Nixon’s papers head to library

? On Saturday afternoons, brides and grooms exchange vows on the lawn just yards from the graves of former President Nixon and his wife, Pat.

It is the kind of commercialism that has helped pay the bills at the Richard Nixon Library & Birthplace, the only presidential library without federal funding. But such small-time fund-raising may no longer be needed.

Three decades after the 37th president resigned in disgrace and the government seized his papers and tapes, a change in the law is sending the material home, transforming Nixon’s library from a private institution into a National Archives collection like the 11 other presidential libraries and making it eligible for millions of dollars in federal money.

Library officials are planning a new addition for the 46 million pages of records, 30,000 gifts and 3,700 hours of recordings, including the White House tapes that sealed Nixon’s downfall.

The transfer was made possible by language in a 2004 spending bill deleting a federal prohibition against removing Nixon’s papers and tapes from the Washington area.

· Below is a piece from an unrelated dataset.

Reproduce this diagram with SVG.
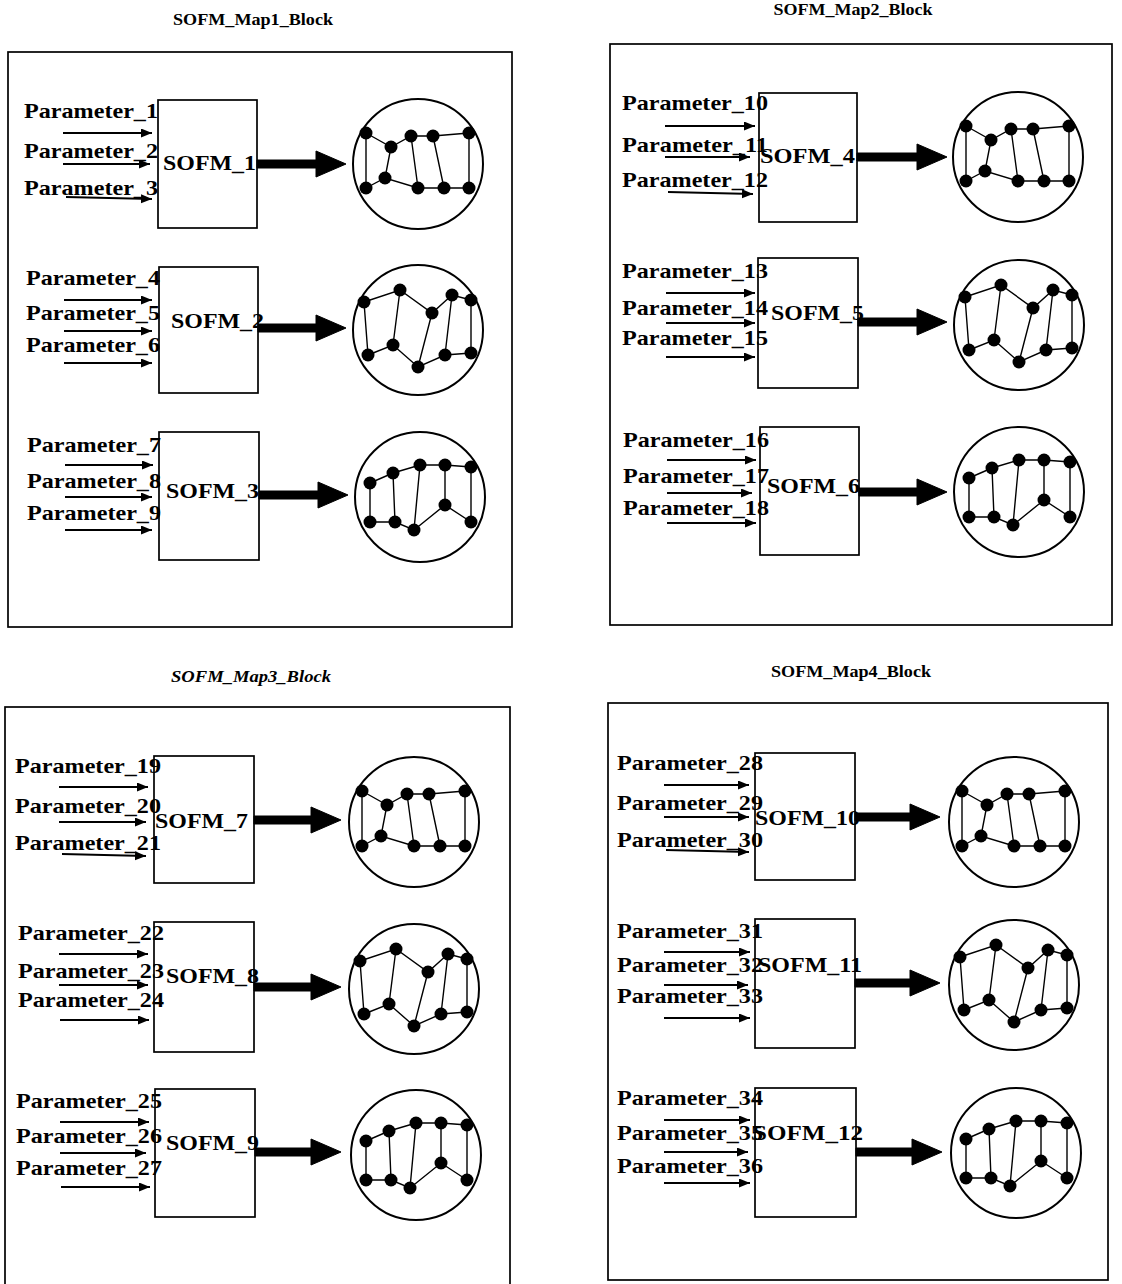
<svg xmlns="http://www.w3.org/2000/svg" xmlns:xlink="http://www.w3.org/1999/xlink" width="1122" height="1284" viewBox="0 0 1122 1284">
<style>
.bg{fill:#fff}
.blk{fill:none;stroke:#000;stroke-width:1.7}
.box{fill:none;stroke:#000;stroke-width:1.7}
.t{font-family:"Liberation Serif","Times New Roman",serif;font-weight:bold;fill:#000}
.title{font-size:16px}
.p{font-size:21px}
.s{font-size:21px}
.ring{fill:none;stroke:#000;stroke-width:2}
.edge{fill:none;stroke:#000;stroke-width:1.4}
.dot{fill:#000}
.in{stroke:#000;stroke-width:1.9;fill:none}
.out{fill:#000;stroke:#000;stroke-width:1}
</style>
<defs>
<marker id="ah" markerUnits="userSpaceOnUse" markerWidth="12" markerHeight="10" refX="11" refY="4.5" orient="auto">
<path d="M0,0L11,4.5L0,9Z" fill="#000"/>
</marker>
<g id="patA">
<circle class="ring" r="65"/>
<polyline class="edge" points="-52,-31 -27,-17 -7,-28 15,-28 51,-31"/>
<polyline class="edge" points="-52,24 -33,14 0,24 26,24 51,24"/>
<path class="edge" d="M-52,-31L-52,24M-27,-17L-33,14M-7,-28L0,24M15,-28L26,24M51,-31L51,24"/>
<g class="dot"><circle cx="-52" cy="-31" r="6.5"/><circle cx="-27" cy="-17" r="6.5"/><circle cx="-7" cy="-28" r="6.5"/><circle cx="15" cy="-28" r="6.5"/><circle cx="51" cy="-31" r="6.5"/><circle cx="-52" cy="24" r="6.5"/><circle cx="-33" cy="14" r="6.5"/><circle cx="0" cy="24" r="6.5"/><circle cx="26" cy="24" r="6.5"/><circle cx="51" cy="24" r="6.5"/></g>
</g>
<g id="patB">
<circle class="ring" r="65"/>
<polyline class="edge" points="-54,-28 -18,-40 14,-17 34,-35 53,-30"/>
<polyline class="edge" points="-50,25 -25,15 0,37 27,25 53,23"/>
<path class="edge" d="M-54,-28L-50,25M-18,-40L-25,15M14,-17L0,37M34,-35L27,25M53,-30L53,23"/>
<g class="dot"><circle cx="-54" cy="-28" r="6.5"/><circle cx="-18" cy="-40" r="6.5"/><circle cx="14" cy="-17" r="6.5"/><circle cx="34" cy="-35" r="6.5"/><circle cx="53" cy="-30" r="6.5"/><circle cx="-50" cy="25" r="6.5"/><circle cx="-25" cy="15" r="6.5"/><circle cx="0" cy="37" r="6.5"/><circle cx="27" cy="25" r="6.5"/><circle cx="53" cy="23" r="6.5"/></g>
</g>
<g id="patC">
<circle class="ring" r="65"/>
<polyline class="edge" points="-50,-14 -27,-24 0,-32 25,-32 51,-30"/>
<polyline class="edge" points="-50,25 -25,25 -6,33 25,8 51,25"/>
<path class="edge" d="M-50,-14L-50,25M-27,-24L-25,25M0,-32L-6,33M25,-32L25,8M51,-30L51,25"/>
<g class="dot"><circle cx="-50" cy="-14" r="6.5"/><circle cx="-27" cy="-24" r="6.5"/><circle cx="0" cy="-32" r="6.5"/><circle cx="25" cy="-32" r="6.5"/><circle cx="51" cy="-30" r="6.5"/><circle cx="-50" cy="25" r="6.5"/><circle cx="-25" cy="25" r="6.5"/><circle cx="-6" cy="33" r="6.5"/><circle cx="25" cy="8" r="6.5"/><circle cx="51" cy="25" r="6.5"/></g>
</g>
</defs>
<rect class="bg" x="0" y="0" width="1122" height="1284"/>

<!-- Block frames and titles -->
<g id="block1">
<text class="t title" x="253" y="25" text-anchor="middle" textLength="160" lengthAdjust="spacingAndGlyphs">SOFM_Map1_Block</text>
<rect class="blk" x="8" y="52" width="504" height="575"/>
</g>
<g id="block2">
<text class="t title" x="853" y="15" text-anchor="middle" textLength="159" lengthAdjust="spacingAndGlyphs">SOFM_Map2_Block</text>
<rect class="blk" x="610" y="44" width="502" height="581"/>
</g>
<g id="block3">
<text class="t title" x="251" y="682" text-anchor="middle" font-style="italic" textLength="160" lengthAdjust="spacingAndGlyphs">SOFM_Map3_Block</text>
<rect class="blk" x="5" y="707" width="505" height="590"/>
</g>
<g id="block4">
<text class="t title" x="851" y="677" text-anchor="middle" textLength="160" lengthAdjust="spacingAndGlyphs">SOFM_Map4_Block</text>
<rect class="blk" x="608" y="703" width="500" height="577"/>
</g>

<!-- SOFM nodes with parameter labels -->
<g id="sofm1"><rect class="box" x="158" y="100" width="99" height="128"/>
<text class="t p" x="24" y="118" textLength="134" lengthAdjust="spacingAndGlyphs">Parameter_1</text>
<text class="t p" x="24" y="158" textLength="134" lengthAdjust="spacingAndGlyphs">Parameter_2</text>
<text class="t p" x="24" y="195" textLength="134" lengthAdjust="spacingAndGlyphs">Parameter_3</text>
<text class="t s" x="163" y="170" textLength="93" lengthAdjust="spacingAndGlyphs">SOFM_1</text></g>
<g id="sofm2"><rect class="box" x="159" y="267" width="99" height="126"/>
<text class="t p" x="26" y="285" textLength="134" lengthAdjust="spacingAndGlyphs">Parameter_4</text>
<text class="t p" x="26" y="320" textLength="134" lengthAdjust="spacingAndGlyphs">Parameter_5</text>
<text class="t p" x="26" y="352" textLength="134" lengthAdjust="spacingAndGlyphs">Parameter_6</text>
<text class="t s" x="171" y="328" textLength="93" lengthAdjust="spacingAndGlyphs">SOFM_2</text></g>
<g id="sofm3"><rect class="box" x="159" y="432" width="100" height="128"/>
<text class="t p" x="27" y="452" textLength="134" lengthAdjust="spacingAndGlyphs">Parameter_7</text>
<text class="t p" x="27" y="488" textLength="134" lengthAdjust="spacingAndGlyphs">Parameter_8</text>
<text class="t p" x="27" y="520" textLength="134" lengthAdjust="spacingAndGlyphs">Parameter_9</text>
<text class="t s" x="166" y="498" textLength="93" lengthAdjust="spacingAndGlyphs">SOFM_3</text></g>

<g id="sofm4"><rect class="box" x="759" y="93" width="98" height="129"/>
<text class="t p" x="622" y="110" textLength="146" lengthAdjust="spacingAndGlyphs">Parameter_10</text>
<text class="t p" x="622" y="152" textLength="146" lengthAdjust="spacingAndGlyphs">Parameter_11</text>
<text class="t p" x="622" y="187" textLength="146" lengthAdjust="spacingAndGlyphs">Parameter_12</text>
<text class="t s" x="760" y="163" textLength="95" lengthAdjust="spacingAndGlyphs">SOFM_4</text></g>
<g id="sofm5"><rect class="box" x="758" y="258" width="100" height="130"/>
<text class="t p" x="622" y="278" textLength="146" lengthAdjust="spacingAndGlyphs">Parameter_13</text>
<text class="t p" x="622" y="315" textLength="146" lengthAdjust="spacingAndGlyphs">Parameter_14</text>
<text class="t p" x="622" y="345" textLength="146" lengthAdjust="spacingAndGlyphs">Parameter_15</text>
<text class="t s" x="771" y="320" textLength="93" lengthAdjust="spacingAndGlyphs">SOFM_5</text></g>
<g id="sofm6"><rect class="box" x="760" y="427" width="99" height="128"/>
<text class="t p" x="623" y="447" textLength="146" lengthAdjust="spacingAndGlyphs">Parameter_16</text>
<text class="t p" x="623" y="483" textLength="146" lengthAdjust="spacingAndGlyphs">Parameter_17</text>
<text class="t p" x="623" y="515" textLength="146" lengthAdjust="spacingAndGlyphs">Parameter_18</text>
<text class="t s" x="767" y="493" textLength="93" lengthAdjust="spacingAndGlyphs">SOFM_6</text></g>

<g id="sofm7"><rect class="box" x="154" y="756" width="100" height="127"/>
<text class="t p" x="15" y="773" textLength="146" lengthAdjust="spacingAndGlyphs">Parameter_19</text>
<text class="t p" x="15" y="813" textLength="146" lengthAdjust="spacingAndGlyphs">Parameter_20</text>
<text class="t p" x="15" y="850" textLength="146" lengthAdjust="spacingAndGlyphs">Parameter_21</text>
<text class="t s" x="155" y="828" textLength="93" lengthAdjust="spacingAndGlyphs">SOFM_7</text></g>
<g id="sofm8"><rect class="box" x="154" y="922" width="100" height="130"/>
<text class="t p" x="18" y="940" textLength="146" lengthAdjust="spacingAndGlyphs">Parameter_22</text>
<text class="t p" x="18" y="978" textLength="146" lengthAdjust="spacingAndGlyphs">Parameter_23</text>
<text class="t p" x="18" y="1007" textLength="146" lengthAdjust="spacingAndGlyphs">Parameter_24</text>
<text class="t s" x="166" y="983" textLength="93" lengthAdjust="spacingAndGlyphs">SOFM_8</text></g>
<g id="sofm9"><rect class="box" x="155" y="1089" width="100" height="128"/>
<text class="t p" x="16" y="1108" textLength="146" lengthAdjust="spacingAndGlyphs">Parameter_25</text>
<text class="t p" x="16" y="1143" textLength="146" lengthAdjust="spacingAndGlyphs">Parameter_26</text>
<text class="t p" x="16" y="1175" textLength="146" lengthAdjust="spacingAndGlyphs">Parameter_27</text>
<text class="t s" x="166" y="1150" textLength="93" lengthAdjust="spacingAndGlyphs">SOFM_9</text></g>

<g id="sofm10"><rect class="box" x="755" y="753" width="100" height="127"/>
<text class="t p" x="617" y="770" textLength="146" lengthAdjust="spacingAndGlyphs">Parameter_28</text>
<text class="t p" x="617" y="810" textLength="146" lengthAdjust="spacingAndGlyphs">Parameter_29</text>
<text class="t p" x="617" y="847" textLength="146" lengthAdjust="spacingAndGlyphs">Parameter_30</text>
<text class="t s" x="755" y="825" textLength="105" lengthAdjust="spacingAndGlyphs">SOFM_10</text></g>
<g id="sofm11"><rect class="box" x="755" y="919" width="100" height="129"/>
<text class="t p" x="617" y="938" textLength="146" lengthAdjust="spacingAndGlyphs">Parameter_31</text>
<text class="t p" x="617" y="972" textLength="146" lengthAdjust="spacingAndGlyphs">Parameter_32</text>
<text class="t p" x="617" y="1003" textLength="146" lengthAdjust="spacingAndGlyphs">Parameter_33</text>
<text class="t s" x="758" y="972" textLength="104" lengthAdjust="spacingAndGlyphs">SOFM_11</text></g>
<g id="sofm12"><rect class="box" x="755" y="1088" width="101" height="129"/>
<text class="t p" x="617" y="1105" textLength="146" lengthAdjust="spacingAndGlyphs">Parameter_34</text>
<text class="t p" x="617" y="1140" textLength="146" lengthAdjust="spacingAndGlyphs">Parameter_35</text>
<text class="t p" x="617" y="1173" textLength="146" lengthAdjust="spacingAndGlyphs">Parameter_36</text>
<text class="t s" x="753" y="1140" textLength="110" lengthAdjust="spacingAndGlyphs">SOFM_12</text></g>

<!-- Map nodes -->
<g id="map1"><use xlink:href="#patA" href="#patA" transform="translate(418,164)"/></g>
<g id="map2"><use xlink:href="#patB" href="#patB" transform="translate(418,330)"/></g>
<g id="map3"><use xlink:href="#patC" href="#patC" transform="translate(420,497)"/></g>
<g id="map4"><use xlink:href="#patA" href="#patA" transform="translate(1018,157)"/></g>
<g id="map5"><use xlink:href="#patB" href="#patB" transform="translate(1019,325)"/></g>
<g id="map6"><use xlink:href="#patC" href="#patC" transform="translate(1019,492)"/></g>
<g id="map7"><use xlink:href="#patA" href="#patA" transform="translate(414,822)"/></g>
<g id="map8"><use xlink:href="#patB" href="#patB" transform="translate(414,989)"/></g>
<g id="map9"><use xlink:href="#patC" href="#patC" transform="translate(416,1155)"/></g>
<g id="map10"><use xlink:href="#patA" href="#patA" transform="translate(1014,822)"/></g>
<g id="map11"><use xlink:href="#patB" href="#patB" transform="translate(1014,985)"/></g>
<g id="map12"><use xlink:href="#patC" href="#patC" transform="translate(1016,1153)"/></g>

<!-- Connectors -->
<g id="connectors">
<g class="in">
<path d="M63,133H152" marker-end="url(#ah)"/><path d="M63,164H150" marker-end="url(#ah)"/><path d="M66,197L152,199" marker-end="url(#ah)"/>
<path d="M64,300H152" marker-end="url(#ah)"/><path d="M64,331H152" marker-end="url(#ah)"/><path d="M64,363H152" marker-end="url(#ah)"/>
<path d="M65,465H153" marker-end="url(#ah)"/><path d="M65,497H152" marker-end="url(#ah)"/><path d="M65,530H152" marker-end="url(#ah)"/>
<path d="M665,126H755" marker-end="url(#ah)"/><path d="M665,157H750" marker-end="url(#ah)"/><path d="M668,192L753,194" marker-end="url(#ah)"/>
<path d="M666,293H755" marker-end="url(#ah)"/><path d="M666,323H755" marker-end="url(#ah)"/><path d="M666,357H755" marker-end="url(#ah)"/>
<path d="M667,460H756" marker-end="url(#ah)"/><path d="M667,493H752" marker-end="url(#ah)"/><path d="M667,523H756" marker-end="url(#ah)"/>
<path d="M59,787H148" marker-end="url(#ah)"/><path d="M59,822H146" marker-end="url(#ah)"/><path d="M62,854L146,856" marker-end="url(#ah)"/>
<path d="M59,954H148" marker-end="url(#ah)"/><path d="M59,985H148" marker-end="url(#ah)"/><path d="M60,1020H149" marker-end="url(#ah)"/>
<path d="M60,1122H149" marker-end="url(#ah)"/><path d="M60,1153H146" marker-end="url(#ah)"/><path d="M61,1187H150" marker-end="url(#ah)"/>
<path d="M664,785H749" marker-end="url(#ah)"/><path d="M664,817H749" marker-end="url(#ah)"/><path d="M666,850L749,852" marker-end="url(#ah)"/>
<path d="M664,952H750" marker-end="url(#ah)"/><path d="M664,985H748" marker-end="url(#ah)"/><path d="M664,1018H750" marker-end="url(#ah)"/>
<path d="M664,1120H750" marker-end="url(#ah)"/><path d="M664,1152H748" marker-end="url(#ah)"/><path d="M664,1183H750" marker-end="url(#ah)"/>
</g>
<g class="out">
<path d="M257,160H316V151L346,164L316,177V168H257Z"/>
<path d="M258,324H316V315L346,328L316,341V332H258Z"/>
<path d="M259,491H318V482L348,495L318,508V499H259Z"/>
<path d="M857,153H917V144L947,157L917,170V161H857Z"/>
<path d="M858,318H917V309L947,322L917,335V326H858Z"/>
<path d="M859,488H917V479L947,492L917,505V496H859Z"/>
<path d="M254,816H311V807L341,820L311,833V824H254Z"/>
<path d="M254,983H311V974L341,987L311,1000V991H254Z"/>
<path d="M255,1148H311V1139L341,1152L311,1165V1156H255Z"/>
<path d="M855,813H910V804L940,817L910,830V821H855Z"/>
<path d="M855,979H910V970L940,983L910,996V987H855Z"/>
<path d="M856,1148H912V1139L942,1152L912,1165V1156H856Z"/>
</g>
</g>
</svg>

Before Nixon, presidential papers belonged to the president, though every chief executive from Franklin Roosevelt on donated his to the government in exchange for a publicly supported library.

After Nixon resigned in 1974, lawmakers afraid that he would destroy documents necessary for the Watergate investigation passed a law giving the government possession of his papers and tapes. Four years later, Congress passed the Presidential Records Act, abolishing private ownership of presidential papers.

It is expected to take until 2009 to transfer all Nixon’s records to the library 30 miles south of Los Angeles.

If it all happens as planned, the only president ever to resign will have the same status as his peers in at least one respect.

“In effect you have a library like every other library,” said Richard Norton Smith, former director of the Dole Institute of Politics at Kansas University and director of four presidential libraries.

“And for some people, Richard Nixon isn’t a president like every other president. So that’s the question that will be debated as long as there are people who lived through Watergate.”